I read an interesting graphic novel this week. It’s called “Alan’s War” by Emmanuel Guibert. It’s a French comic that was first printed in France in 2000 and then translated and printed in the U.S. back in 2008. It’s the story of an American G.I. Named Alan Cope who became friends with the younger Guibert and told him stories about his life. Guibert, being a cartoonist, decided to turn those stories into comics. This is not a review of the comic itself (which I liked a lot so go read it) but a look at a couple of ideas that the comic brought to my mind.

The first is what I think is at the heart of this book. It’s basic concept. Well into the book, on page 280, Cope tells us about a boring post-war job he has. He’s an American in Germany working as courier which basically means driving a truck/van from place to place day after day. It was neither a fun nor exciting job. To combat his unhappiness he decided to “Think on my past and make some sense out of it. Because I’ve had a strange life”. That is what I think this book is really about. Living an examined life.

Most of the book took place during World War Two but it’s not a typical soldier’s story. Cope spent two years in the army in the States before making it over to Europe for the last half year of the war. He was certainly under stress, in danger, and saw some bad things but he was never in any big battles as is usual in soldiers’ stories. His story is not about the day to day life of a soldier in combat. His stories were more about small incidents and friendships that shaped his life and the path it took. He’s remembering the good times and some of the regrets. The regrets mostly had to do with friendships lost. It’s the story of an examined life and that’s a fairly rare thing. Guibert also says in his introduction the Cope is an excellent storyteller. I think that’s partly because he tells stories that have a point. At least they have a point in Cope’s life. I found that to be interesting stuff made more interesting when I got to page 280, read that passage, and could see Cope’s intentions even more clearly than before.

The second idea that came to mind while reading this comic wasn’t really an idea in the comic but a concept that came to my mind as I read. It had to do with Cope’s friendships that he lost. It happened over and over again in this book. Cope was born in California but at the age of eighteen was drafted. He didn’t make it over to Europe until he was twenty so he had plenty of time in the army around the US. After the war he spent some time in Europe as a civilian worker but eventually went back to the States to settle down. But he never settled down. A few years later he went back to Europe to live for good. He eventually settled down there.

Being in the army in World War Two was kind of like going off to college in that you’re thrown together with a bunch of people from all over the US. Cope met and became friends with people from all over the States. He also met plenty of people in Europe. He befriended Germans, French, Poles, and any other people who crossed his path. He was a friendly guy, who though a little shy, liked people. He also didn’t like the army’s rules and often snuck out to do things and see the sights.

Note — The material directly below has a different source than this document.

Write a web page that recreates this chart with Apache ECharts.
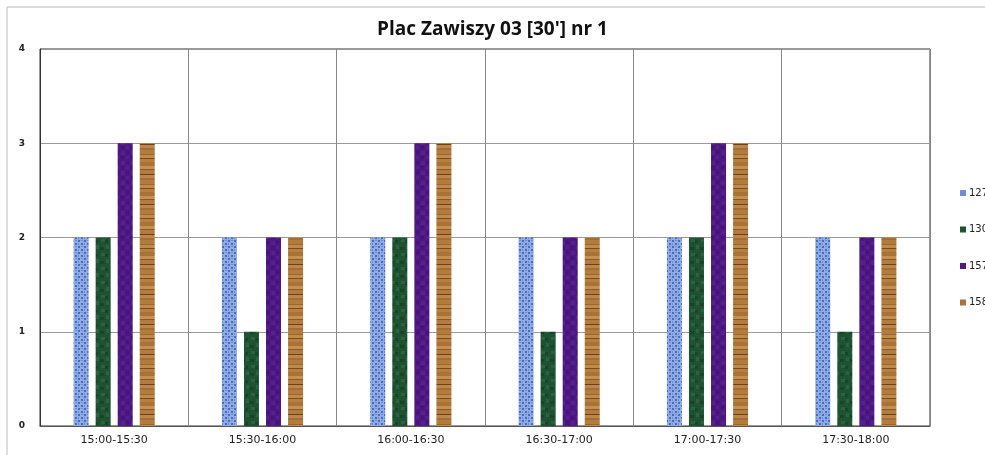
<!DOCTYPE html>
<html>
<head>
<meta charset="utf-8">
<script src="https://cdn.jsdelivr.net/npm/echarts@6/dist/echarts.min.js"></script>
<style>
  html, body { margin: 0; padding: 0; background: #fff; }
  #chart { width: 985px; height: 455px; }
</style>
</head>
<body>
<div id="chart"></div>
<script>
const categories = ['15:00-15:30', '15:30-16:00', '16:00-16:30', '16:30-17:00', '17:00-17:30', '17:30-18:00'];
const seriesNames = ['127', '130', '157', '158'];
const s127 = [2, 2, 2, 2, 2, 2];
const s130 = [2, 1, 2, 1, 2, 1];
const s157 = [3, 2, 3, 2, 3, 2];
const s158 = [3, 2, 3, 2, 3, 2];

// small tiles imitating the Excel texture fills
function makeTile(w, h, draw) {
    const c = document.createElement('canvas');
    c.width = w; c.height = h;
    draw(c.getContext('2d'), w, h);
    return { image: c, repeat: 'repeat' };
}

const blueFill = makeTile(6, 6, (ctx, w, h) => {
    ctx.fillStyle = '#90ace6'; ctx.fillRect(0, 0, w, h);
    ctx.fillStyle = '#4a6cb8';
    ctx.fillRect(0, 0, 2, 2); ctx.fillRect(3, 3, 2, 2);
    ctx.fillStyle = '#6d8dd2';
    ctx.fillRect(3, 0, 2, 1); ctx.fillRect(0, 3, 1, 2);
});
const greenFill = makeTile(10, 14, (ctx, w, h) => {
    ctx.fillStyle = '#1f5232'; ctx.fillRect(0, 0, w, h);
    ctx.fillStyle = '#2a6340';
    ctx.fillRect(1, 1, 4, 3); ctx.fillRect(6, 7, 3, 4);
    ctx.fillStyle = '#18442a';
    ctx.fillRect(5, 2, 3, 3); ctx.fillRect(0, 9, 4, 3);
});
const purpleFill = makeTile(10, 10, (ctx, w, h) => {
    ctx.fillStyle = '#4d1882'; ctx.fillRect(0, 0, w, h);
    ctx.fillStyle = '#571f90';
    ctx.fillRect(1, 1, 4, 4); ctx.fillRect(6, 6, 3, 3);
    ctx.fillStyle = '#44137a';
    ctx.fillRect(6, 1, 3, 3); ctx.fillRect(1, 6, 3, 3);
});
const brownFill = makeTile(15, 30, (ctx, w, h) => {
    const bands = [['#b27c3e', 4], ['#9c6630', 1], ['#c08a4a', 3], ['#7a4a20', 1], ['#b8803e', 3],
                   ['#a87238', 4], ['#c69050', 3], ['#8c5a28', 1], ['#b27c40', 4], ['#6e4018', 1],
                   ['#bd864a', 3], ['#a46e34', 2]];
    let y = 0;
    bands.forEach(([col, hgt]) => { ctx.fillStyle = col; ctx.fillRect(0, y, w, hgt); y += hgt; });
});

const fills = [blueFill, greenFill, purpleFill, brownFill];
const legendColors = ['#6f90d8', '#1f5232', '#4d1882', '#a8743a'];
const values = [s127, s130, s157, s158];

const chart = echarts.init(document.getElementById('chart'));

chart.setOption({
    animation: false,
    title: {
        text: "Plac Zawiszy 03 [30'] nr 1",
        left: 'center',
        top: 15,
        textStyle: { fontFamily: 'Open Sans', fontSize: 19, fontWeight: 'bold', color: '#111' }
    },
    graphic: [
        { type: 'line', shape: { x1: 7, y1: 7, x2: 985, y2: 7 }, style: { stroke: '#bbb', lineWidth: 1 } },
        { type: 'line', shape: { x1: 7, y1: 7, x2: 7, y2: 455 }, style: { stroke: '#bbb', lineWidth: 1 } }
    ],
    legend: {
        orient: 'vertical',
        left: 955,
        top: 183,
        itemWidth: 6,
        itemHeight: 6,
        itemGap: 26.5,
        icon: 'rect',
        textStyle: { fontSize: 10, color: '#222', fontFamily: 'DejaVu Sans', padding: [0, 0, 0, -2] },
        data: seriesNames.map((n, i) => ({ name: n, itemStyle: { color: legendColors[i] } }))
    },
    grid: {
        left: 40, top: 49, right: 55, bottom: 29,
        show: true, borderColor: '#333', borderWidth: 1
    },
    xAxis: {
        type: 'category',
        data: categories,
        axisLine: { lineStyle: { color: '#555' } },
        axisTick: { show: false },
        splitLine: { show: true, lineStyle: { color: '#888' } },
        axisLabel: { color: '#222', fontSize: 11, fontFamily: 'DejaVu Sans', margin: 9 }
    },
    yAxis: {
        type: 'value',
        min: 0, max: 4, interval: 1,
        axisLine: { show: true, lineStyle: { color: '#333' } },
        axisTick: { show: false },
        splitLine: { lineStyle: { color: '#999' } },
        axisLabel: { color: '#222', fontSize: 9, fontWeight: 'bold', fontFamily: 'DejaVu Sans', margin: 15 }
    },
    series: seriesNames.map((n, i) => ({
        name: n,
        type: 'bar',
        data: values[i],
        barWidth: 15,
        barGap: '47%',
        itemStyle: { color: fills[i] }
    }))
});
</script>
</body>
</html>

Eventually he either left where he was stationed or moved onto another job or opportunity. So how did a person maintain a friendship in the mid to late 1940s when the other person lived far away? The answer is letter writing. I’ve done a bit of letter writing myself. All the way up to the mid 1980’s long distance phone calls were not cheap (especially if you were a poor college student). Letter writing was the only way to maintain a friendship. The problem is that every one of Cope’s long distance friendships ended the same way. He and his friend wrote a few letters to each other but then stopped. That seemed to always be the way. It reminded me of my own letter writing days.

It seems odd now but back in 1945 if a friend or acquaintance moved away you generally never heard from them again. They disappeared from your life forever. That’s the way it was. That’s what a lot of Cope’s regrets had to do with. Never seeing people again. And during the war he didn’t even know if that person lived or died. When he was older and living a more examined life he tried to track a bunch of them down with varying degrees of success. He did it, of course, by letter writing. He’d send a bunch of letters to locations or people who he though knew where the person he was looking for was. Sometimes it would work and sometimes not. Sometimes if he found someone they’d exchange a couple of letters and then trail off again. Other times they stayed in touch. On occasion he found out the person he was looking for died years ago. That’s how it worked. Someone who was in your thoughts for years but you hadn’t talked to in a decade died and you had no idea.

I lived through the tail end of that world. The internet and social media has changed all that. More then the telephone ever did. As easy as it is to call someone people still don’t do it. It’s just plain easier not to no mater how good your intentions. Of course with today’s social media it’s no longer the norm to have no idea what happened to someone who moves away. Now I’m in touch with friends, acquaintances, and even people I only have met on-line. Even if I’m not actively communicating with them I have some idea of where they are and how they’re doing. That’s a huge change. Nowadays if you move away you’re still easily in touch. It would take a conscious decision to cut ties with your past and pay no attention to anyone from it. It would be thought of as weird too. The world has changed in that way. Now there is no reason to not know what happened to so-and-so. It’s easier than a phone call ever was.

I felt for Cope’s regrets in regards to friendships lost. It was a day and age where if you or someone else moved far away communication was difficult. But now that age is gone. Until I read this book I didn’t really even notice it.